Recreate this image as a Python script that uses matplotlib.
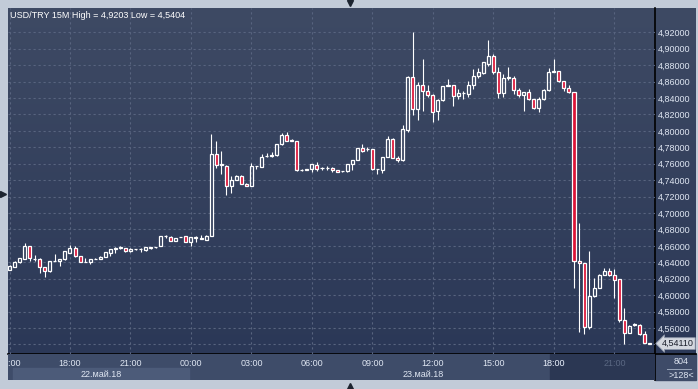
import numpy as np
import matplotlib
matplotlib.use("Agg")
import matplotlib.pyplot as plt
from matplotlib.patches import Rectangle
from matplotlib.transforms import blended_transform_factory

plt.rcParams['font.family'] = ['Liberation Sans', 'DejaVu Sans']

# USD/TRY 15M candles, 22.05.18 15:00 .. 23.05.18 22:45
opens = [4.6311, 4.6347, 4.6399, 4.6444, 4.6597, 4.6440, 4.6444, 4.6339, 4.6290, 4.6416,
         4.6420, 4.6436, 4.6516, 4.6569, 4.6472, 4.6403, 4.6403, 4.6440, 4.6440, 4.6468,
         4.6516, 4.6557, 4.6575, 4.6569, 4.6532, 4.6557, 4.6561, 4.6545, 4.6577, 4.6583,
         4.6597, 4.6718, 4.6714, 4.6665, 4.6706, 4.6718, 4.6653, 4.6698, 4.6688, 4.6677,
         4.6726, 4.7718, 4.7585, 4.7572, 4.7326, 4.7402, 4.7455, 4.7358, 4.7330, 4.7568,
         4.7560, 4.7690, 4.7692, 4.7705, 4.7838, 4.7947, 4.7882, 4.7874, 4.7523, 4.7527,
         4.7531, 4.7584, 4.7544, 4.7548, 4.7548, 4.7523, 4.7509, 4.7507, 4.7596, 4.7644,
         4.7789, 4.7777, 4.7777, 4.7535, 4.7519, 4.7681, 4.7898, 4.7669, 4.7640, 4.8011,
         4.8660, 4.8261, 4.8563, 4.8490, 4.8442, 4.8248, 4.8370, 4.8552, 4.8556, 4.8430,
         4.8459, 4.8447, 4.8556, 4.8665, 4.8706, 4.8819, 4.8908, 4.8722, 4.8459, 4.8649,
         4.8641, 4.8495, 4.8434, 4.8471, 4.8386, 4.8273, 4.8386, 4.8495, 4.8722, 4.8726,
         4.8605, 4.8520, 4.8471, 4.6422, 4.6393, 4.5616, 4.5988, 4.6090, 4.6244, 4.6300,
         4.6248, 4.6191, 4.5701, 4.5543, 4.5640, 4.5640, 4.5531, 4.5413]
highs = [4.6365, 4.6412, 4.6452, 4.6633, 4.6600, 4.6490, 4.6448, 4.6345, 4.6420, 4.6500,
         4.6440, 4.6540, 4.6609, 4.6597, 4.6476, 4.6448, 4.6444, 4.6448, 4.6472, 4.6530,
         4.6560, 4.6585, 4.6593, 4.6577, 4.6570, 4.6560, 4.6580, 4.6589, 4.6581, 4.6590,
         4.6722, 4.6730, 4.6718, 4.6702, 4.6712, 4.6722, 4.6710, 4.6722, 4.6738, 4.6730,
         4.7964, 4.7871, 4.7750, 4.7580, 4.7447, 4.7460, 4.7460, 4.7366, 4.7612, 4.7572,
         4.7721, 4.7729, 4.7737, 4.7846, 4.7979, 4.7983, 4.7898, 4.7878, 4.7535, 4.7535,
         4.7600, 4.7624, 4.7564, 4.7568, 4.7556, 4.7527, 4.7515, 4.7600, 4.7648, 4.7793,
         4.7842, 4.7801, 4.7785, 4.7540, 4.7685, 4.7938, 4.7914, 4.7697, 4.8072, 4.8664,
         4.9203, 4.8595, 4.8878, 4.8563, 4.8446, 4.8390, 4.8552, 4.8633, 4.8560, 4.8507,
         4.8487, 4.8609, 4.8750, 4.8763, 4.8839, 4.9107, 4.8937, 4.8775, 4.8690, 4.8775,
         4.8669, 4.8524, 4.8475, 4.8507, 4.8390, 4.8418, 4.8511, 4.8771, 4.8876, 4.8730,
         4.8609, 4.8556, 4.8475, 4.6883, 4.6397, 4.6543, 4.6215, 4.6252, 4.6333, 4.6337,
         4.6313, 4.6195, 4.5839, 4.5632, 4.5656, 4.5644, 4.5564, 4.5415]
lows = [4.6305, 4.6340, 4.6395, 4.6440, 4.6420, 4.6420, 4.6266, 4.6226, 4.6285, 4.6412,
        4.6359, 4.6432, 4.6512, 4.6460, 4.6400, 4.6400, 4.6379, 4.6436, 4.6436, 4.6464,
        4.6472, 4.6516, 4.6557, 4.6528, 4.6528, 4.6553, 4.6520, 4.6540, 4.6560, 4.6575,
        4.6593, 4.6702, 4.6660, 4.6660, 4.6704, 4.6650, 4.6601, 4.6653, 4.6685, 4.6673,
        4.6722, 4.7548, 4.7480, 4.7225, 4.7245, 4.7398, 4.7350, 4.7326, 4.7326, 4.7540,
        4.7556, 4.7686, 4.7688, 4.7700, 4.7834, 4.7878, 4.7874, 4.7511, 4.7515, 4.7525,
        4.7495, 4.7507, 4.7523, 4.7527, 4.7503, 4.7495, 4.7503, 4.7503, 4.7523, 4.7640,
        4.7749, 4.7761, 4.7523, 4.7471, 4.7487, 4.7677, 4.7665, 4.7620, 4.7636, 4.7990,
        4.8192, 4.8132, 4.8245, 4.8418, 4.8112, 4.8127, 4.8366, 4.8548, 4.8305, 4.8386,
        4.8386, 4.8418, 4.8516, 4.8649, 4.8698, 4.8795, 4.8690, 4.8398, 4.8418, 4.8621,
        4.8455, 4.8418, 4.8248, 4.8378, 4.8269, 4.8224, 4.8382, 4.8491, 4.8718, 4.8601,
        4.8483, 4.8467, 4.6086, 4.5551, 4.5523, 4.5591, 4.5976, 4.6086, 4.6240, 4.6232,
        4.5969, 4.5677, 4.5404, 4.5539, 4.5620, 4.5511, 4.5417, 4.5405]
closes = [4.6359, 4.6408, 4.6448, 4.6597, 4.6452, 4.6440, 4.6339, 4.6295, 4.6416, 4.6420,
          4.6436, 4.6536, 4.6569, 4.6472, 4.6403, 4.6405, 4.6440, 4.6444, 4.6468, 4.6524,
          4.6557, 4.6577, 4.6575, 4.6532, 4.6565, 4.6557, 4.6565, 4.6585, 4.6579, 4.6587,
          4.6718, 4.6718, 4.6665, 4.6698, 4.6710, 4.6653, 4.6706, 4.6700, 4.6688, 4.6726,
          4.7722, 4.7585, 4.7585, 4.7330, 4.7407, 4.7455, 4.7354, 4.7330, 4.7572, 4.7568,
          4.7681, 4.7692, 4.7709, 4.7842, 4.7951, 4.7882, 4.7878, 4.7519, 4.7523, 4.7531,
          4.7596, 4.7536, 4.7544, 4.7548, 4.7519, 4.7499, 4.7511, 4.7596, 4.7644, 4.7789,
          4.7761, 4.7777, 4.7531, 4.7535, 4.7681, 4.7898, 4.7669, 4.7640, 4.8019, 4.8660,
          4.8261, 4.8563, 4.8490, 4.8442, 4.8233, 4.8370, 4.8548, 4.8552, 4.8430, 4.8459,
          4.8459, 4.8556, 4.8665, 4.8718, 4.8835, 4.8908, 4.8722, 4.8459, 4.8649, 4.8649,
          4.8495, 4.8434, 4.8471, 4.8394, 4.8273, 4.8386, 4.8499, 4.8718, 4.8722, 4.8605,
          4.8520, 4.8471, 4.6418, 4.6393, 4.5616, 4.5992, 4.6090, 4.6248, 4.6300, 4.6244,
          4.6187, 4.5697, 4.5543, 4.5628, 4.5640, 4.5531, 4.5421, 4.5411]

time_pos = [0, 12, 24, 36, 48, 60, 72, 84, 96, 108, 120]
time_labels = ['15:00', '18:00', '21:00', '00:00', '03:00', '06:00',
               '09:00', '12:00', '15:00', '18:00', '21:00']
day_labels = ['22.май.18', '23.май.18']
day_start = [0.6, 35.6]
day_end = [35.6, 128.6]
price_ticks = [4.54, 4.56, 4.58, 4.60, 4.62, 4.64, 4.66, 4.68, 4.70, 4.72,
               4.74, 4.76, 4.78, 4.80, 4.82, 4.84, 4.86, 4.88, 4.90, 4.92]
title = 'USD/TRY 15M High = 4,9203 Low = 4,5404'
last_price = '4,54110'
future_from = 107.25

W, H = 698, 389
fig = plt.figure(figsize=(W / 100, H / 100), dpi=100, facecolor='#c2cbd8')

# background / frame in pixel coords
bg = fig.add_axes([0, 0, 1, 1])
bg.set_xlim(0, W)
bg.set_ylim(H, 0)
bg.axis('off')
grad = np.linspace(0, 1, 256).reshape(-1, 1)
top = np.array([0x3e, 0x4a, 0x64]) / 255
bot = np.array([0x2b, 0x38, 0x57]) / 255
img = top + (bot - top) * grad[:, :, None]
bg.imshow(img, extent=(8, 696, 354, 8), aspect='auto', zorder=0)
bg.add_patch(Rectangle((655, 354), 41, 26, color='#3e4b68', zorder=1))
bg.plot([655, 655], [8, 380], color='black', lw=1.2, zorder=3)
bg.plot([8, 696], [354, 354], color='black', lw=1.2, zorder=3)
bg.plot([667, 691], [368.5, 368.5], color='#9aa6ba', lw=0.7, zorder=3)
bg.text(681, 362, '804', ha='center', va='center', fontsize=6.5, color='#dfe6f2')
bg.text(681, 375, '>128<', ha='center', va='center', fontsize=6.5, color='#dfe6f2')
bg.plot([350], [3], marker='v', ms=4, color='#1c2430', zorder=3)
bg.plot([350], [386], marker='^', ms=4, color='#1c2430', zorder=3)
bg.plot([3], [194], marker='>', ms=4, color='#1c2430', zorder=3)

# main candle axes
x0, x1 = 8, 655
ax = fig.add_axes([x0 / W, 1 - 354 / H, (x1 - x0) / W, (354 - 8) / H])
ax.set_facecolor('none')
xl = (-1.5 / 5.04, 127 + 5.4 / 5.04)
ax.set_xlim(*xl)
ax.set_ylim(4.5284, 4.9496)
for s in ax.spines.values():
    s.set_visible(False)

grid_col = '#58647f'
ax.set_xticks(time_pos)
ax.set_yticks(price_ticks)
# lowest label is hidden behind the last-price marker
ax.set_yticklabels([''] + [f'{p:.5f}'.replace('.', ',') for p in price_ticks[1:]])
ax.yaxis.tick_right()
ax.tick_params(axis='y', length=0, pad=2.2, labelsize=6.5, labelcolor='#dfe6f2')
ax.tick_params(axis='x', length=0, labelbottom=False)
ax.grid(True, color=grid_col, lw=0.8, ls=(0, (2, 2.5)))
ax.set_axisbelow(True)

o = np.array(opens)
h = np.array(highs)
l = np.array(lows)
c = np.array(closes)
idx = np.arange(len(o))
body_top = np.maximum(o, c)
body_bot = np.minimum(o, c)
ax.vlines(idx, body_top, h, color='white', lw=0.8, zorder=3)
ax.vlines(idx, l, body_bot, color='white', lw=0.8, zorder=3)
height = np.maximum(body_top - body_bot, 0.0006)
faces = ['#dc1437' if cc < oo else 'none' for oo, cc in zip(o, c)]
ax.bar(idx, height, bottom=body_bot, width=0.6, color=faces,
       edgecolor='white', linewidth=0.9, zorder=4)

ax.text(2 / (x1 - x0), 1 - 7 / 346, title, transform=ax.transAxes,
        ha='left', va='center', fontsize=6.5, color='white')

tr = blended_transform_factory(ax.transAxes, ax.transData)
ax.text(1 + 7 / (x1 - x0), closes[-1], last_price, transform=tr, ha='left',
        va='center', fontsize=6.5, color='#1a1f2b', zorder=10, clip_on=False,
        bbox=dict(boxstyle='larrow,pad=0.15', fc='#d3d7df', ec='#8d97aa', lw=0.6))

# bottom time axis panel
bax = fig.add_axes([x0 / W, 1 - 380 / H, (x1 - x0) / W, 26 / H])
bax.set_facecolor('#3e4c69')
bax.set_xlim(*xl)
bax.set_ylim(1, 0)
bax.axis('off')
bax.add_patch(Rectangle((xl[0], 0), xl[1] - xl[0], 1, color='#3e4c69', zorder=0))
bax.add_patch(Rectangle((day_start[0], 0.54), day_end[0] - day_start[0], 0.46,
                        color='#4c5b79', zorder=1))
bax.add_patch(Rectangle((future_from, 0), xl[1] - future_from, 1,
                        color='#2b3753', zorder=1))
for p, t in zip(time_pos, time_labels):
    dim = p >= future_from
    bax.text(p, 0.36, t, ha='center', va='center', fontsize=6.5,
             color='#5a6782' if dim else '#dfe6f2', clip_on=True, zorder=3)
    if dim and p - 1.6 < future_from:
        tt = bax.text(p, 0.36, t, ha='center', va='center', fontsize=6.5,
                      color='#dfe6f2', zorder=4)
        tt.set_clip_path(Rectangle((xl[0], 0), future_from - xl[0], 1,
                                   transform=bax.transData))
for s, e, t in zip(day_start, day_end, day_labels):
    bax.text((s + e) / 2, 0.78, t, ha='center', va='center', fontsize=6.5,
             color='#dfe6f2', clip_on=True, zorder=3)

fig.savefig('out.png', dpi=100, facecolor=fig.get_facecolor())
_____
**Instructions for the task:**
Gather each line that holds "matplotlib".

**Written response:**
Recreate this image as a Python script that uses matplotlib.
import matplotlib
matplotlib.use("Agg")
import matplotlib.pyplot as plt
from matplotlib.patches import Rectangle
from matplotlib.transforms import blended_transform_factory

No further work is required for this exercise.